After calculating response time to 311 requests, we wanted to see how variable the average response time was for different departments. We used the SummaryBy function to find the median response time across all 311 reuqests by department.

require(doBy)
## Loading required package: doBy
## Loading required package: survival
by.dept <-summaryBy(norm_time_diff~DEPARTMENT, data = df, FUN = function(x) median(x, na.rm = T))
colnames(by.dept)<-c("DEPARTMENT", "NORMALIZED_RESPONSE_TIME")
require(ggplot2)
## Loading required package: ggplot2
ggplot(by.dept, aes(x = DEPARTMENT, y = NORMALIZED_RESPONSE_TIME))+geom_bar(stat="identity")+
  theme(axis.text.x = element_text(angle = 90, hjust = 1))
## Warning: Removed 1 rows containing missing values (position_stack).

We quickly learned that this approach grossly simplifies the ability to score “department efficiency” by equating all response types. We altered our approach to focus on the top request types (based on count). Since the top request was “Water Leak”, we decided to investigate requests that dealt with flooding (SR.TYPE == "Flooding"), particularly around the Memorial Day Flood time period.

Water Leak 311 Request Locations

common_address <-as.data.frame(table(df$SR.LOCATION))

After further inspection, it was evident that several request locations showed up much more frequently than others. We found that 42.2596054 % of locations submitted more than 1 311 request, 20.6268355 % submitted more than 2, and 4.5069032 % submitted more than 5.

To get more detail about this multiple 311 requests, we determined the top 5 request types for locations that had between 2 and 5, 10 and 50, or more than 50 311 requests in 2015.

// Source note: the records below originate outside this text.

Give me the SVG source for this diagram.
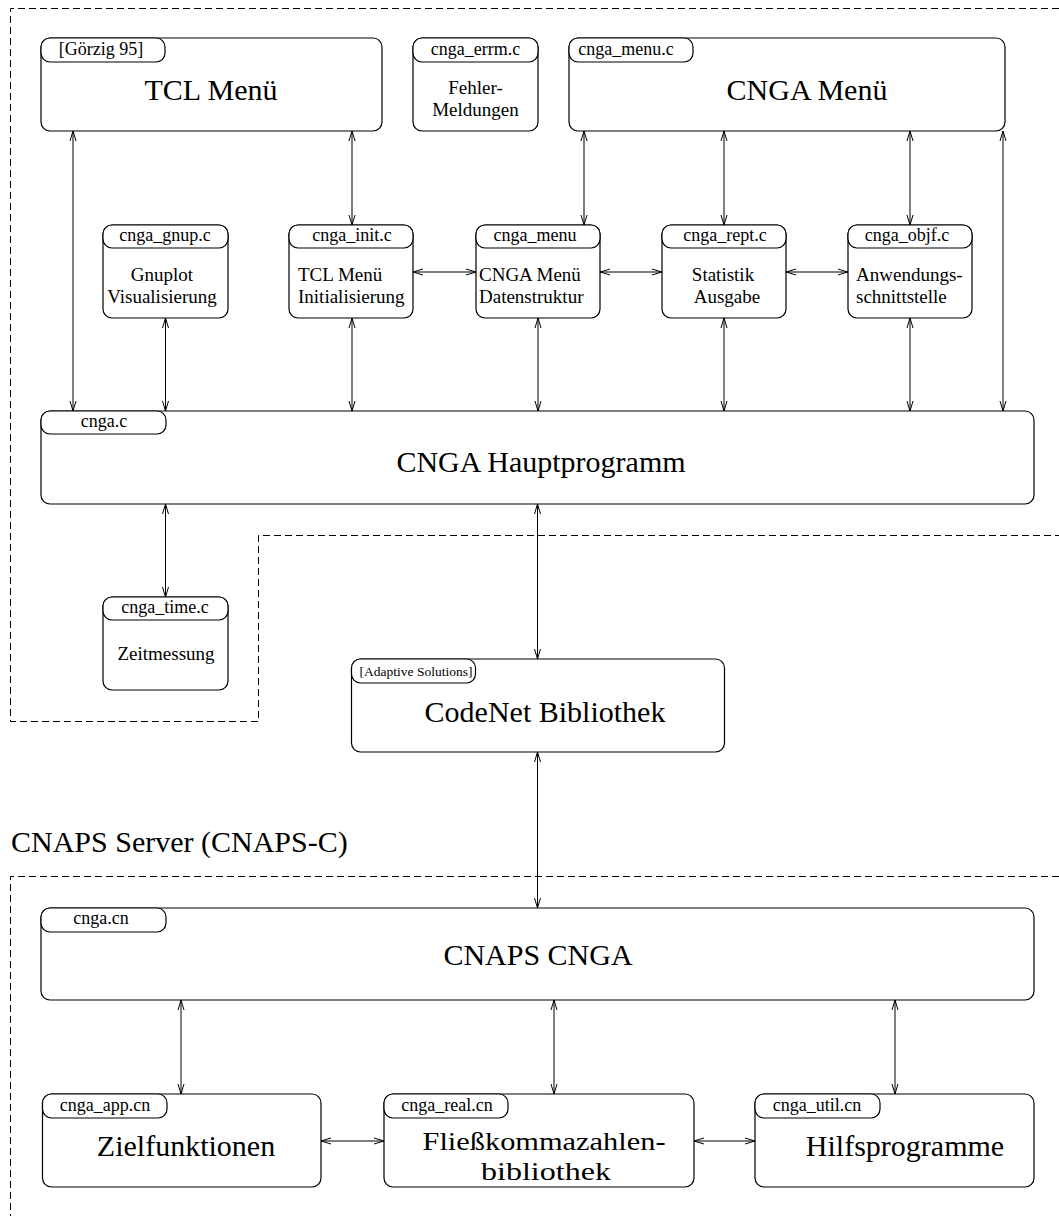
<svg xmlns="http://www.w3.org/2000/svg" width="1059" height="1216" viewBox="0 0 1059 1216" font-family="'Liberation Serif', Times, serif">
<style>
  .box { fill: #fff; stroke: #000; stroke-width: 1.2; }
  .dash { fill: none; stroke: #000; stroke-width: 1; stroke-dasharray: 7 4; }
  .conn line { stroke: #000; stroke-width: 1; marker-start: url(#ah); marker-end: url(#ah); }
  text { font-family: 'Liberation Serif', Times, serif; fill: #000; }
  .t30 { font-size: 30px; text-anchor: middle; }
  .t26 { font-size: 26px; text-anchor: middle; }
  .t19 { font-size: 19px; text-anchor: middle; }
  .t19s { font-size: 19px; text-anchor: start; }
  .t18 { font-size: 18px; text-anchor: middle; }
  .t13 { font-size: 13.5px; text-anchor: middle; }
</style>
<defs>
  <marker id="ah" viewBox="0 0 12 8" refX="11" refY="4" markerWidth="12" markerHeight="8" markerUnits="userSpaceOnUse" orient="auto-start-reverse">
    <path d="M1,1 L11,4 L1,7" fill="none" stroke="#000" stroke-width="1"/>
  </marker>
</defs>
<rect width="1059" height="1216" fill="#fff"/>

<g id="regions">
  <path class="dash" d="M1059,8.5 H10.5 V721.5 H258.5 V535.5 H1059"/>
  <path class="dash" d="M1059,876.5 H10.5 V1216"/>
  <text x="11" y="852" style="font-size:30px">CNAPS Server (CNAPS-C)</text>
</g>

<g id="connectors" class="conn">
  <line x1="73" y1="131" x2="73" y2="411"/>
  <line x1="352" y1="131" x2="352" y2="225"/>
  <line x1="584" y1="131" x2="584" y2="225"/>
  <line x1="724" y1="131" x2="724" y2="225"/>
  <line x1="910" y1="131" x2="910" y2="225"/>
  <line x1="1003" y1="131" x2="1003" y2="411"/>
  <line x1="165.5" y1="318" x2="165.5" y2="411"/>
  <line x1="352" y1="318" x2="352" y2="411"/>
  <line x1="538" y1="318" x2="538" y2="411"/>
  <line x1="724" y1="318" x2="724" y2="411"/>
  <line x1="910" y1="318" x2="910" y2="411"/>
  <line x1="165.5" y1="504" x2="165.5" y2="597"/>
  <line x1="537.5" y1="504" x2="537.5" y2="659"/>
  <line x1="537.5" y1="752" x2="537.5" y2="908"/>
  <line x1="181" y1="1000" x2="181" y2="1094"/>
  <line x1="554" y1="1000" x2="554" y2="1094"/>
  <line x1="895" y1="1000" x2="895" y2="1094"/>
  <line x1="413" y1="272" x2="476" y2="272"/>
  <line x1="600" y1="272" x2="662" y2="272"/>
  <line x1="786" y1="272" x2="848" y2="272"/>
  <line x1="321" y1="1141" x2="384" y2="1141"/>
  <line x1="694" y1="1141" x2="755" y2="1141"/>
</g>

<g id="tcl_menu">
  <rect class="box" x="41" y="38" width="341" height="93" rx="9"/>
  <rect class="box" x="41" y="38" width="124" height="24" rx="9"/>
  <text class="t18" x="101" y="55">[Görzig 95]</text>
  <text class="t30" x="211" y="100">TCL Menü</text>
</g>

<g id="cnga_errm">
  <rect class="box" x="413" y="38" width="125" height="93" rx="9"/>
  <rect class="box" x="413" y="38" width="125" height="24" rx="9"/>
  <text class="t18" x="475.5" y="55">cnga_errm.c</text>
  <text class="t19" x="475.5" y="94">Fehler-</text>
  <text class="t19" x="475.5" y="116">Meldungen</text>
</g>

<g id="cnga_menu_c">
  <rect class="box" x="569" y="38" width="436" height="93" rx="9"/>
  <rect class="box" x="569" y="38" width="124" height="24" rx="9"/>
  <text class="t18" x="626" y="55">cnga_menu.c</text>
  <text class="t30" x="807" y="100">CNGA Menü</text>
</g>

<g id="cnga_gnup">
  <rect class="box" x="103" y="225" width="125" height="93" rx="9"/>
  <rect class="box" x="103" y="225" width="125" height="23" rx="9"/>
  <text class="t18" x="165" y="241">cnga_gnup.c</text>
  <text class="t19" x="162" y="281">Gnuplot</text>
  <text class="t19" x="162" y="303">Visualisierung</text>
</g>

<g id="cnga_init">
  <rect class="box" x="289" y="225" width="124" height="93" rx="9"/>
  <rect class="box" x="289" y="225" width="124" height="23" rx="9"/>
  <text class="t18" x="352" y="241">cnga_init.c</text>
  <text class="t19s" x="298" y="281">TCL Menü</text>
  <text class="t19s" x="298" y="303">Initialisierung</text>
</g>

<g id="cnga_menu">
  <rect class="box" x="476" y="225" width="124" height="93" rx="9"/>
  <rect class="box" x="476" y="225" width="124" height="23" rx="9"/>
  <text class="t18" x="535" y="241">cnga_menu</text>
  <text class="t19s" x="479" y="281">CNGA Menü</text>
  <text class="t19s" x="479" y="303">Datenstruktur</text>
</g>

<g id="cnga_rept">
  <rect class="box" x="662" y="225" width="124" height="93" rx="9"/>
  <rect class="box" x="662" y="225" width="124" height="23" rx="9"/>
  <text class="t18" x="725" y="241">cnga_rept.c</text>
  <text class="t19" x="723" y="281">Statistik</text>
  <text class="t19" x="727" y="303">Ausgabe</text>
</g>

<g id="cnga_objf">
  <rect class="box" x="848" y="225" width="124" height="93" rx="9"/>
  <rect class="box" x="848" y="225" width="124" height="23" rx="9"/>
  <text class="t18" x="907" y="241">cnga_objf.c</text>
  <text class="t19s" x="856" y="281">Anwendungs-</text>
  <text class="t19s" x="856" y="303">schnittstelle</text>
</g>

<g id="cnga_c">
  <rect class="box" x="41" y="411" width="993" height="93" rx="9"/>
  <rect class="box" x="41" y="411" width="125" height="23" rx="9"/>
  <text class="t18" x="104" y="427">cnga.c</text>
  <text class="t30" x="541" y="472">CNGA Hauptprogramm</text>
</g>

<g id="cnga_time">
  <rect class="box" x="103" y="597" width="125" height="93" rx="9"/>
  <rect class="box" x="103" y="597" width="125" height="23" rx="9"/>
  <text class="t18" x="165" y="613">cnga_time.c</text>
  <text class="t19" x="166" y="660">Zeitmessung</text>
</g>

<g id="codenet">
  <rect class="box" x="351.5" y="659" width="373" height="93" rx="9"/>
  <rect class="box" x="351.5" y="659" width="124" height="24" rx="9"/>
  <text class="t13" x="416" y="676">[Adaptive Solutions]</text>
  <text class="t30" x="545" y="722">CodeNet Bibliothek</text>
</g>

<g id="cnaps_cnga">
  <rect class="box" x="41" y="908" width="993" height="92" rx="9"/>
  <rect class="box" x="41" y="908" width="125" height="24" rx="9"/>
  <text class="t18" x="101" y="924">cnga.cn</text>
  <text class="t30" x="538" y="965">CNAPS CNGA</text>
</g>

<g id="cnga_app">
  <rect class="box" x="42.5" y="1094" width="278.5" height="93" rx="9"/>
  <rect class="box" x="42.5" y="1094" width="124.5" height="24" rx="9"/>
  <text class="t18" x="105" y="1111">cnga_app.cn</text>
  <text class="t30" x="186" y="1156">Zielfunktionen</text>
</g>

<g id="cnga_real">
  <rect class="box" x="384" y="1094" width="310" height="93" rx="9"/>
  <rect class="box" x="384" y="1094" width="124" height="24" rx="9"/>
  <text class="t18" x="447" y="1111">cnga_real.cn</text>
  <text class="t26" x="544" y="1150" textLength="243" lengthAdjust="spacingAndGlyphs">Fließkommazahlen-</text>
  <text class="t26" x="546" y="1180" textLength="130" lengthAdjust="spacingAndGlyphs">bibliothek</text>
</g>

<g id="cnga_util">
  <rect class="box" x="755" y="1094" width="279" height="93" rx="9"/>
  <rect class="box" x="755" y="1094" width="125" height="24" rx="9"/>
  <text class="t18" x="817" y="1111">cnga_util.cn</text>
  <text class="t30" x="905" y="1156">Hilfsprogramme</text>
</g>
</svg>
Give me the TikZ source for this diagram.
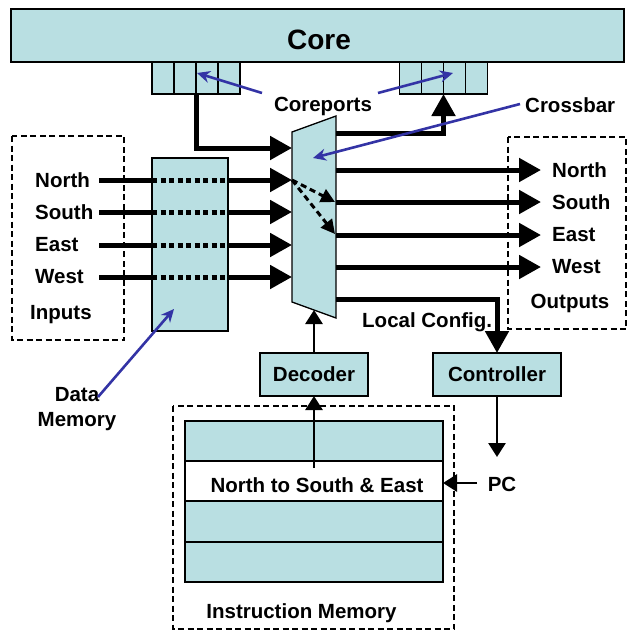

df.a <-as.character(common_address[which(common_address$Freq > 2 & common_address$Freq <= 5),1])
df.b <-as.character(common_address[which(common_address$Freq > 10 & common_address$Freq <= 50),1])
df.c <-as.character(common_address[which(common_address$Freq > 50),1])

common_1 <-df[which(df$SR.LOCATION %in% df.a), "SR.TYPE"]
common_1.a <-as.data.frame(table(common_1)); common_1.a <-common_1.a[order(common_1.a$Freq),1]; 
common_1.a<-as.character(common_1.a[1:5])

common_2 <-df[which(df$SR.LOCATION %in% df.b), "SR.TYPE"]
common_2.a <-as.data.frame(table(common_2)); common_2.a <-common_2.a[order(common_2.a$Freq),1]; 
common_2.a<-as.character(common_2.a[1:5])

common_3 <-df[which(df$SR.LOCATION %in% df.c), "SR.TYPE"]
common_3.a <-as.data.frame(table(common_3)); common_3.a <-common_3.a[order(common_3.a$Freq),1]; 
common_3.a<-as.character(common_3.a[1:5])

The top 5 request types for locations with between 2 and 5 311 requests in 2015 were: Heat Emergency, Icing Roadway, Paint Stripes, Private Leak Violation, Sign Code Violation.

The top 5 request types for locations with between 10 and 50 311 requests in 2015 were: Boarding Homes, Building Break In, Complaint Form Request, Employee Complaint, Heat Emergency.

The top 5 request types for locations with more than 50 311 requests in 2015 were: Boarding Homes, Clean Pavilion or Restroom, Crisis Cleanup, Dumpster Permit, House Move Route.